Baixar versão em PDF Campinas, 19 de agosto de 2013 a 25 de agosto de 2013 – ANO 2013 – Nº 571

Infovia, uma alternativa contra a exclusão digital

Estudo formula propostas para garantir acesso à internet de alta velocidade a 85 milhões de brasileiros

Embora seja vital para promover a inclusão digital no Brasil, o acesso à banda larga continua inacessível para um expressivo número de brasileiros. Atualmente, perto de 45% da população do país (85 milhões de pessoas, número equivalente à população da Alemanha), que tem renda média de até dois salários mínimos por mês, não dispõe de recursos financeiros para pagar pelo serviço, situação que mantém esse contingente excluído tanto digital quanto socialmente. A constatação faz parte da dissertação de mestrado do engenheiro eletricista José Umberto Sverzut, defendida recentemente na Faculdade de Engenharia Elétrica e de Computação (FEEC) da Unicamp. No trabalho, que teve orientação do professor Leonardo de Souza Mendes e coorientação do professor Gean Davis Breda, o autor propõe mudanças na política pública e no marco regulatório do setor, de modo a permitir que as cidades construam suas próprias redes públicas de telecomunicações, as chamadas infovias municipais (Rede Metropolitana de Acesso Aberto – RMAA).

De acordo com Sverzut, a infovia municipal tem se mostrado uma alternativa importante para democratizar o acesso ao serviço de banda larga.
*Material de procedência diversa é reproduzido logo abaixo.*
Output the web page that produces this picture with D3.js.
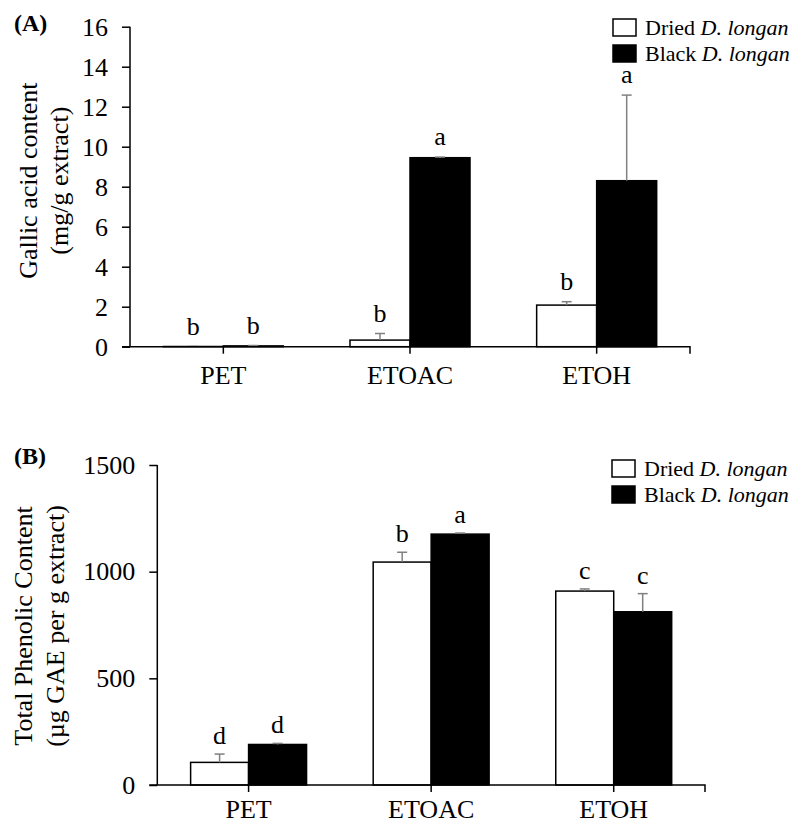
<!DOCTYPE html>
<html>
<head>
<meta charset="utf-8">
<script src="https://cdn.jsdelivr.net/npm/d3@7"></script>
<style>
  html, body { margin: 0; padding: 0; background: #fff; }
  svg { display: block; }
  text { font-family: "Liberation Serif", "Times New Roman", serif; fill: #000; }
</style>
</head>
<body>
<svg id="chart" width="794" height="826"></svg>
<script>
// ---------- DATA ----------
const categories = ["PET", "ETOAC", "ETOH"];
const seriesNames = ["Dried", "Black"];

// Panel A: Gallic acid content (mg/g extract)
const gallicDried = [0.01, 0.33, 2.08];
const gallicDriedErr = [0.0, 0.33, 0.17];
const gallicBlack = [0.04, 9.45, 8.3];
const gallicBlackErr = [0.02, 0.03, 4.28];
const gallicLettersDried = ["b", "b", "b"];
const gallicLettersBlack = ["b", "a", "a"];
const gallicTicks = [0, 2, 4, 6, 8, 10, 12, 14, 16];

// Panel B: Total phenolic content (µg GAE per g extract)
const phenolDried = [106, 1045, 909];
const phenolDriedErr = [39, 46, 10];
const phenolBlack = [190, 1176, 812];
const phenolBlackErr = [5, 5, 85];
const phenolLettersDried = ["d", "b", "c"];
const phenolLettersBlack = ["d", "a", "c"];
const phenolTicks = [0, 500, 1000, 1500];

// ---------- DRAW ----------
const svg = d3.select("#chart");
const FONT = 26;
const SERIF = "'Liberation Serif', 'Times New Roman', serif";

function drawPanel(cfg) {
  const g = svg.append("g");
  const x = d3.scaleBand().domain(categories).range([cfg.left, cfg.right]).padding(0);
  const groupW = x.bandwidth() * cfg.groupFrac;
  const xs = d3.scaleBand().domain(seriesNames)
    .range([(x.bandwidth() - groupW) / 2, (x.bandwidth() + groupW) / 2]).padding(0);
  const y = d3.scaleLinear().domain([0, cfg.max]).range([cfg.bottom, cfg.top]);

  const rows = categories.map((c, i) => ([
    { cat: c, s: "Dried", v: cfg.dried[i], e: cfg.driedErr[i], l: cfg.lettersDried[i] },
    { cat: c, s: "Black", v: cfg.black[i], e: cfg.blackErr[i], l: cfg.lettersBlack[i] }
  ])).flat();

  const cx = d => x(d.cat) + xs(d.s) + xs.bandwidth() / 2;

  // bars
  g.selectAll("rect.bar").data(rows).enter().append("rect")
    .attr("class", "bar")
    .attr("x", d => x(d.cat) + xs(d.s))
    .attr("width", xs.bandwidth())
    .attr("y", d => y(d.v))
    .attr("height", d => y(0) - y(d.v))
    .attr("fill", d => d.s === "Dried" ? "#fff" : "#000")
    .attr("stroke", "#000")
    .attr("stroke-width", 1.5);

  // error bars (upper only)
  const eb = g.selectAll("g.err").data(rows).enter().append("g").attr("class", "err");
  eb.append("line")
    .attr("x1", cx).attr("x2", cx)
    .attr("y1", d => y(d.v))
    .attr("y2", d => y(d.v + d.e))
    .attr("stroke", "#808080").attr("stroke-width", 1.5);
  eb.append("line")
    .attr("x1", d => cx(d) - 5).attr("x2", d => cx(d) + 5)
    .attr("y1", d => y(d.v + d.e))
    .attr("y2", d => y(d.v + d.e))
    .attr("stroke", "#808080").attr("stroke-width", 1.5);

  // significance letters
  g.selectAll("text.sig").data(rows).enter().append("text")
    .attr("class", "sig")
    .attr("x", cx)
    .attr("y", d => y(d.v + d.e) - cfg.letterGap)
    .attr("text-anchor", "middle")
    .attr("font-size", FONT)
    .text(d => d.l);

  // y axis
  const ya = d3.axisLeft(y).tickValues(cfg.ticks).tickSize(8).tickPadding(14).tickFormat(d3.format("d"));
  const yg = g.append("g").attr("transform", `translate(${cfg.left},0)`).call(ya);
  yg.select(".domain").attr("d", `M0,${cfg.top}V${cfg.bottom}`).attr("stroke", "#000").attr("stroke-width", 1.5);
  yg.selectAll(".tick line").attr("stroke", "#000").attr("stroke-width", 1.5);
  yg.selectAll(".tick text").attr("font-size", FONT).attr("font-family", SERIF).attr("fill", "#000");

  // x axis
  const xa = d3.axisBottom(x).tickSize(7).tickPadding(cfg.xPad);
  const xg = g.append("g").attr("transform", `translate(0,${cfg.bottom})`).call(xa);
  xg.select(".domain").attr("d", `M${cfg.left - 8},0H${cfg.right}V7`).attr("stroke", "#000").attr("fill", "none").attr("stroke-width", 1.5);
  xg.selectAll(".tick line").attr("stroke", "#000").attr("stroke-width", 1.5);
  xg.selectAll(".tick text").attr("font-size", FONT).attr("font-family", SERIF).attr("fill", "#000");

  // y axis title (two lines)
  const cy = (cfg.top + cfg.bottom) / 2 + cfg.titleShift;
  cfg.title.forEach((t, i) => {
    g.append("text")
      .attr("transform", `translate(${cfg.titleX[i]},${cy}) rotate(-90)`)
      .attr("text-anchor", "middle")
      .attr("font-size", FONT)
      .text(t);
  });

  // panel label
  g.append("text").attr("x", 14).attr("y", cfg.panelY)
    .attr("font-size", 24).attr("font-weight", "bold").text(cfg.panel);

  // legend
  const lg = g.append("g").attr("transform", `translate(${cfg.legendX},${cfg.legendY})`);
  seriesNames.forEach((s, i) => {
    lg.append("rect").attr("x", 0).attr("y", i * 26).attr("width", 23).attr("height", 17)
      .attr("fill", s === "Dried" ? "#fff" : "#000").attr("stroke", "#000").attr("stroke-width", 1.5);
    const tx = lg.append("text").attr("x", 32).attr("y", i * 26 + 16).attr("font-size", 22);
    tx.append("tspan").text(s + " ");
    tx.append("tspan").attr("font-style", "italic").text("D. longan");
  });
}

drawPanel({
  left: 130, right: 690, top: 26.7, bottom: 346.7, max: 16, groupFrac: 0.643, xPad: 12,
  dried: gallicDried, driedErr: gallicDriedErr, black: gallicBlack, blackErr: gallicBlackErr,
  lettersDried: gallicLettersDried, lettersBlack: gallicLettersBlack, ticks: gallicTicks,
  letterGap: 12, title: ["Gallic acid content", "(mg/g extract)"], titleX: [37, 68], titleShift: -6,
  panel: "(A)", panelY: 31, legendX: 613, legendY: 19
});

drawPanel({
  left: 157.3, right: 705, top: 465, bottom: 785, max: 1500, groupFrac: 0.635, xPad: 8,
  dried: phenolDried, driedErr: phenolDriedErr, black: phenolBlack, blackErr: phenolBlackErr,
  lettersDried: phenolLettersDried, lettersBlack: phenolLettersBlack, ticks: phenolTicks,
  letterGap: 10, title: ["Total Phenolic Content", "(µg GAE per g extract)"], titleX: [32, 64], titleShift: 1,
  panel: "(B)", panelY: 464, legendX: 612, legendY: 460
});
</script>
</body>
</html>
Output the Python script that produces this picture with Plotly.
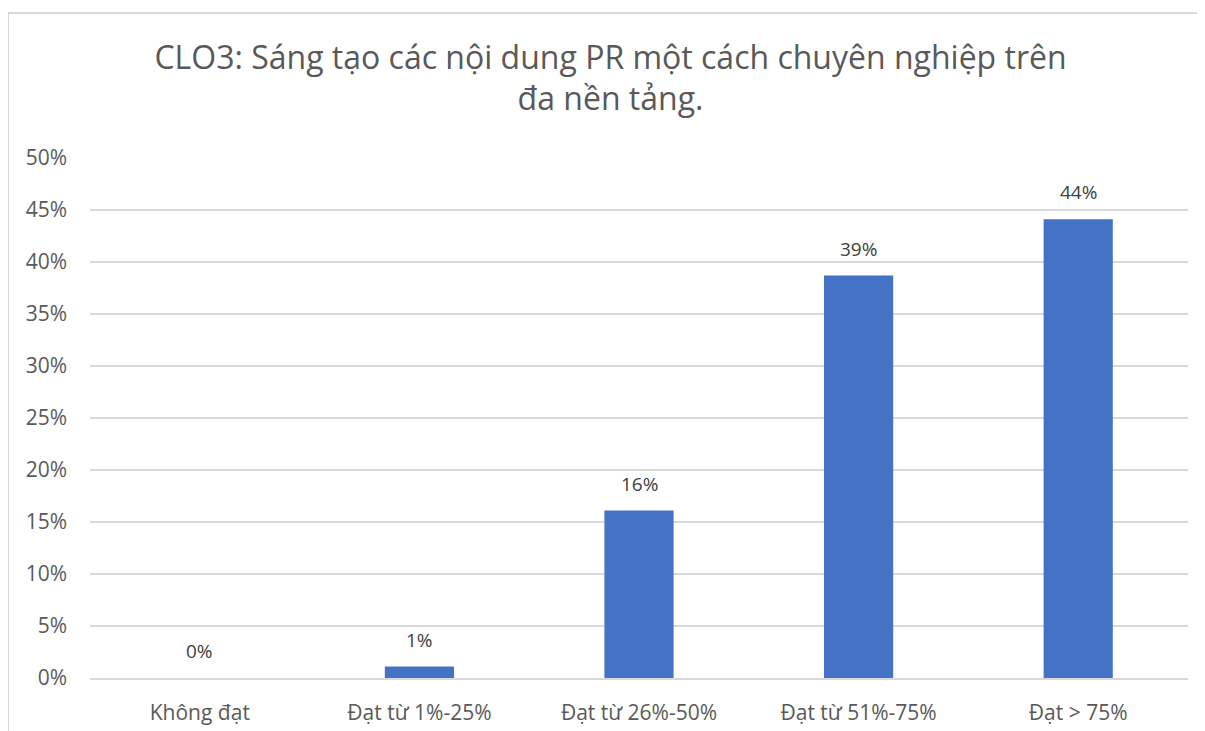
import plotly.graph_objects as go

categories = ["Không đạt", "Đạt từ 1%-25%", "Đạt từ 26%-50%", "Đạt từ 51%-75%", "Đạt > 75%"]
values = [0.0, 1.1, 16.1, 38.7, 44.1]
y_ticks = [0, 5, 10, 15, 20, 25, 30, 35, 40, 45, 50]
y_tick_labels = [f"{t}%" for t in y_ticks]
title_text = "CLO3: Sáng tạo các nội dung PR một cách chuyên nghiệp trên<br>đa nền tảng."

font_family = "Open Sans, Noto Sans, sans-serif"

# page body adds an 8px margin, so the figure is pulled up/left a bit
off_x, off_y = 8, 8
plot_l, plot_r, plot_t, plot_b = 90 - off_x, 1188 - off_x, 158 - off_y, 678 - off_y
W, H = 1205, 731
pw, ph = plot_r - plot_l, plot_b - plot_t

bars = go.Bar(x=categories, y=values,
              marker=dict(color="#4472c4", line=dict(width=0)))

fig = go.Figure(bars)

fig.update_layout(
    width=W, height=H,
    margin=dict(l=plot_l, r=W - plot_r, t=plot_t, b=H - plot_b),
    plot_bgcolor="#ffffff", paper_bgcolor="#ffffff",
    bargap=0.685,
    showlegend=False,
    title=dict(text=title_text, x=0.5, xanchor="center", y=0.917, yanchor="top",
               font=dict(size=32, color="#595959", family=font_family)),
)

# data labels above the bars
for cat, v in zip(categories, values):
    fig.add_annotation(x=cat, y=v, text=f"{round(v):.0f}%", showarrow=False,
                       yanchor="bottom", yshift=12,
                       font=dict(size=19, color="#404040", family=font_family))

fig.update_yaxes(range=[0, 50], tickvals=y_ticks, ticktext=y_tick_labels,
                 showgrid=True, gridcolor="#d9d9d9", gridwidth=1.5,
                 zeroline=False, showline=False,
                 tickfont=dict(size=21, color="#595959", family=font_family),
                 ticklabelstandoff=22)
fig.update_xaxes(showline=True, linecolor="#d9d9d9", linewidth=1.5,
                 tickfont=dict(size=21, color="#595959", family=font_family),
                 ticklabelstandoff=15)

# chart frame (right and bottom edges fall outside the picture)
fig.add_shape(type="rect", xref="paper", yref="paper",
              x0=(8 - off_x - plot_l) / pw, x1=1.05,
              y0=-0.3, y1=(plot_b - (13 - off_y)) / ph,
              line=dict(color="#d9d9d9", width=2), layer="below")

fig.write_html("out.html")
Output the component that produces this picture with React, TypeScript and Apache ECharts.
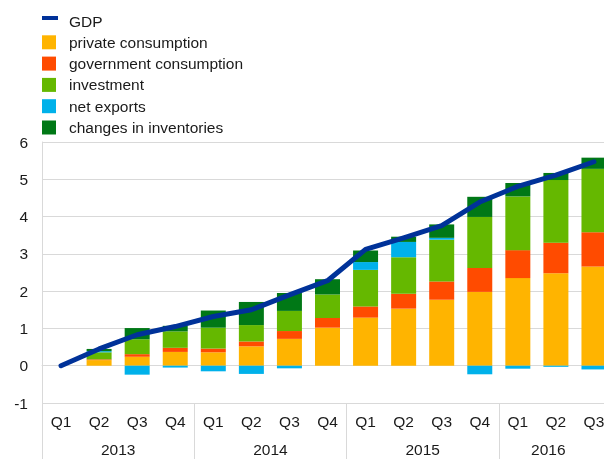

A iniciativa que tem servido de exemplo no país é a que foi concretizada pela Prefeitura de Pedreira, localizada a 40 quilômetros de Campinas. A infovia municipal foi idealizada pelo professor Leonardo Mendes em 1999, tendo como base os projetos Multicom 21 da FEEC e RMAA, de Berlim, na Alemanha. A concepção da infovia municipal foi realizada pela FEEC, que contribuiu nos desenvolvimentos das plataformas de rede (hardware) e de software. Na cidade, a administração pública instalou uma rede de fibra ótica interligando as repartições públicas. Por meio da intranet, os órgãos se comunicam uns com outros, via telefone ou pelo computador, sem qualquer custo.

O projeto deu tão certo que a Prefeitura decidiu instalar no que os técnicos classificam de última milha, ou seja, na ponta dos acessos físicos da rede, uma tecnologia sem fio para dar acesso gratuito a toda população à internet de banda larga. Atualmente, os moradores da cidade podem usufruir de uma velocidade de 512 kilobits por segundo, o dobro da oferecida pelo serviço mais barato do país, cuja assinatura custa R$ 29,90, valor que continua fora das possibilidades dos já mencionados 85 milhões de brasileiros. “Graças a essa iniciativa, a administração agregou vários serviços que melhoraram a qualidade do serviço social prestado à comunidade. A infovia municipal pode suportar uma gama enorme de serviços, tais como videofone, cursos a distância e pagamento online de tributos municipais, que melhoram de forma significativa a vida das pessoas”, relaciona Sverzut.

A infovia municipal de Pedreira, observa o autor da dissertação, é autossustentável. O dinheiro economizado com o aperfeiçoamento das rotinas administrativas e com as contas de telefone, por exemplo, banca o sistema. “Este é um modelo que pode tranquilamente ser levado a outras cidades brasileiras, a despeito do tamanho e da localização delas. Ocorre, porém, que para que isso seja viável é preciso promover alterações tanto na política pública quanto no marco regulatório das telecomunicações. Uma medida fundamental em termos de política pública é a criação de linhas de financiamento para que os municípios possam implantar as suas infovias”, defende.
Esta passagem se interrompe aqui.